▶ [Recorded information]
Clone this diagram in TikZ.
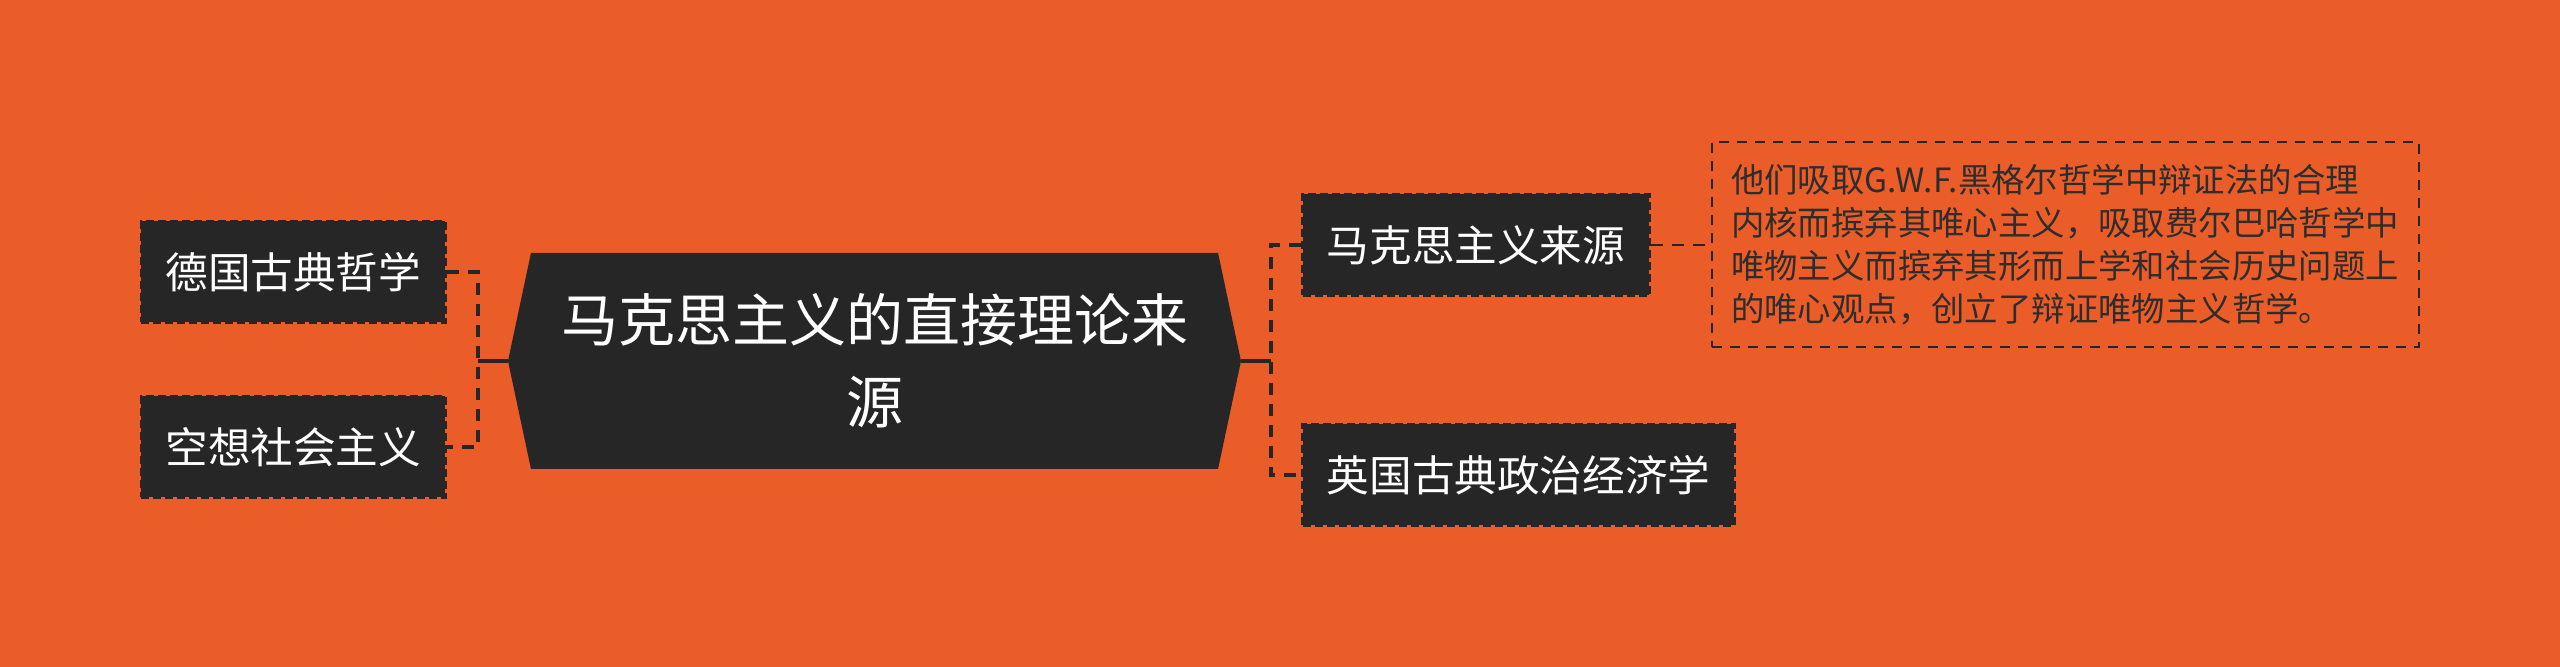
\documentclass[tikz,border=0pt]{standalone}
\usepackage{fontspec}
\setmainfont{Noto Sans CJK SC}
\usetikzlibrary{positioning, shapes.symbols}
\definecolor{bgorange}{RGB}{234,93,40}
\definecolor{boxdark}{RGB}{38,38,38}
\definecolor{notegray}{RGB}{45,45,45}

\begin{document}
\begin{tikzpicture}[
		x=0.5pt, y=-0.5pt,
		rootbox/.style={signal, signal to=east and west, signal pointer angle=156, fill=boxdark, text=white, minimum width=366.5pt, minimum height=108pt, align=center, font=\fontsize{28.5pt}{41pt}\selectfont},
		leafbox/.style={rectangle, fill=boxdark, draw=boxdark, line width=1.5pt, dash pattern=on 4pt off 2pt, text=white, inner xsep=12pt, minimum height=50.5pt, font=\fontsize{21.3pt}{26pt}\selectfont},
		notebox/.style={rectangle, draw=boxdark, line width=1pt, dash pattern=on 5pt off 4pt, text=notegray, align=left, inner xsep=8.5pt, minimum width=353.5pt, minimum height=102.5pt, font=\fontsize{16.7pt}{21.5pt}\selectfont},
		link/.style={draw=boxdark, line width=2pt},
		dlink/.style={link, dash pattern=on 6pt off 4.5pt}
		]
		\fill[bgorange] (0,0) rectangle (2560,667);
		\useasboundingbox (0,0) rectangle (2560,667);
		\node[rootbox] (root) at (874.5,361) {马克思主义的直接理论来\\源};
		\node[leafbox] (l1) [above left=18.5pt and 30.5pt of root.west] {德国古典哲学};
		\node[leafbox] (l2) [below left=17pt and 30.5pt of root.west] {空想社会主义};
		\node[leafbox] (r1) [above right=32pt and 30pt of root.east] {马克思主义来源};
		\node[leafbox] (r2) [below right=31pt and 30pt of root.east] {英国古典政治经济学};
		\node[notebox] (note) [right=30pt of r1] {他们吸取G.W.F.黑格尔哲学中辩证法的合理\\内核而摈弃其唯心主义，吸取费尔巴哈哲学中\\唯物主义而摈弃其形而上学和社会历史问题上\\的唯心观点，创立了辩证唯物主义哲学。};
		\coordinate (jl) at ([xshift=-15pt]root.west);
		\coordinate (jr) at ([xshift=15pt]root.east);
		\draw[link] (root.west) -- (jl);
		\draw[link] (root.east) -- (jr);
		\draw[dlink] (l1.east) -| (jl) |- (l2.east);
		\draw[dlink] (r1.west) -| (jr) |- (r2.west);
		\draw[dlink, line width=1pt] (r1.east) -- (note.west);
	\end{tikzpicture}
\end{document}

▶ [Given instruction] Pictures excluded, quote all the data above exactly.

▶ [Exercise response]
Clone this diagram in TikZ.
\documentclass[tikz,border=0pt]{standalone}
\usepackage{fontspec}
\setmainfont{Noto Sans CJK SC}
\usetikzlibrary{positioning, shapes.symbols}
\definecolor{bgorange}{RGB}{234,93,40}
\definecolor{boxdark}{RGB}{38,38,38}
\definecolor{notegray}{RGB}{45,45,45}

\begin{document}
\begin{tikzpicture}[
		x=0.5pt, y=-0.5pt,
		rootbox/.style={signal, signal to=east and west, signal pointer angle=156, fill=boxdark, text=white, minimum width=366.5pt, minimum height=108pt, align=center, font=\fontsize{28.5pt}{41pt}\selectfont},
		leafbox/.style={rectangle, fill=boxdark, draw=boxdark, line width=1.5pt, dash pattern=on 4pt off 2pt, text=white, inner xsep=12pt, minimum height=50.5pt, font=\fontsize{21.3pt}{26pt}\selectfont},
		notebox/.style={rectangle, draw=boxdark, line width=1pt, dash pattern=on 5pt off 4pt, text=notegray, align=left, inner xsep=8.5pt, minimum width=353.5pt, minimum height=102.5pt, font=\fontsize{16.7pt}{21.5pt}\selectfont},
		link/.style={draw=boxdark, line width=2pt},
		dlink/.style={link, dash pattern=on 6pt off 4.5pt}
		]
		\fill[bgorange] (0,0) rectangle (2560,667);
		\useasboundingbox (0,0) rectangle (2560,667);
		\node[rootbox] (root) at (874.5,361) {马克思主义的直接理论来\\源};
		\node[leafbox] (l1) [above left=18.5pt and 30.5pt of root.west] {德国古典哲学};
		\node[leafbox] (l2) [below left=17pt and 30.5pt of root.west] {空想社会主义};
		\node[leafbox] (r1) [above right=32pt and 30pt of root.east] {马克思主义来源};
		\node[leafbox] (r2) [below right=31pt and 30pt of root.east] {英国古典政治经济学};
		\node[notebox] (note) [right=30pt of r1] {他们吸取G.W.F.黑格尔哲学中辩证法的合理\\内核而摈弃其唯心主义，吸取费尔巴哈哲学中\\唯物主义而摈弃其形而上学和社会历史问题上\\的唯心观点，创立了辩证唯物主义哲学。};
		\coordinate (jl) at ([xshift=-15pt]root.west);
		\coordinate (jr) at ([xshift=15pt]root.east);
		\draw[link] (root.west) -- (jl);
		\draw[link] (root.east) -- (jr);
		\draw[dlink] (l1.east) -| (jl) |- (l2.east);
		\draw[dlink] (r1.west) -| (jr) |- (r2.west);
		\draw[dlink, line width=1pt] (r1.east) -- (note.west);
	\end{tikzpicture}
\end{document}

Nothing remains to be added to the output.